You can also use PV to find the present value of a single lump sum, such as a pension payout, a calculation that frequently appears when interpreting financial statements. Set pmt to zero and enter the future amount in the fv argument. For example, =PV(0.05, 20, 0, -500000) tells you what a $500,000 pension received in 20 years is worth today at a 5% discount rate. 

For more on these functions, explore Pryor Learning's guide to Excel formulas and Excel finance formulas to continue building your spreadsheet skills

Commonly Asked Questions

Use the PV function with the syntax =PV(rate, nper, pmt) to calculate the present value of an annuity, where rate is the interest rate per period, nper is the total number of periods and pmt is the payment amount per period. For example, =PV(0.05, 12, -1000) returns the present value of 12 annual payments of $1,000 at a 5% interest rate. You can add the optional fv and type arguments for more complex scenarios. 

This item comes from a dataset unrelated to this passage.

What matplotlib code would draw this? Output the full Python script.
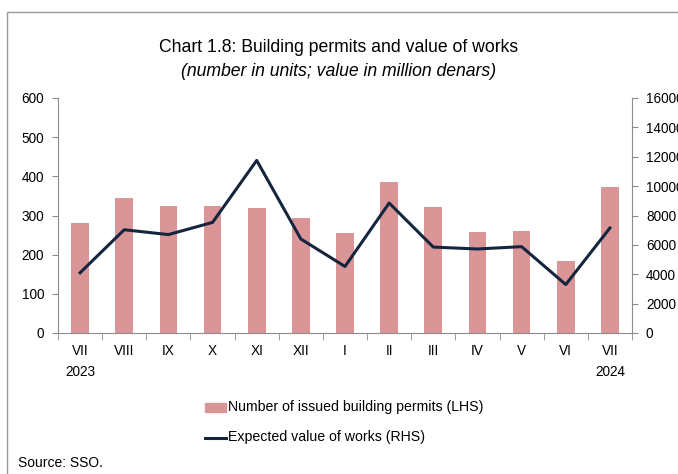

The PV function calculates the present value of equal, periodic cash flows at a constant rate, while the NPV function calculates the net present value of unequal cash flows that may vary from period to period. Use PV when payments are consistent (like a loan or annuity) and NPV when cash flows change over time (like a business investment with varying annual returns). 

Use =PV(rate, nper, 0, fv) to calculate the present value of a pension lump sum, setting pmt to zero and entering the future pension value in the fv argument. For instance, if you expect to receive $500,000 in 20 years and use a 5% discount rate, =PV(0.05, 20, 0, -500000) returns approximately $188,440, which is what that future payout is worth in today's dollars. 

The PV function returns a negative number because Excel uses cash-flow sign conventions, where money you pay out (investments, deposits) is negative and money you receive is positive. If you enter pmt as a positive number (representing income), PV returns a negative number to represent the equivalent outflow. To get a positive result, enter your payment as a negative number. 

The type argument specifies whether payments occur at the beginning or end of each period. A value of zero (or omitted) indicates end-of-period payments, which is an ordinary annuity. A value of one indicates beginning-of-period payments, known as an annuity due. Choosing the correct type ensures your present value calculation reflects the actual timing of cash flows.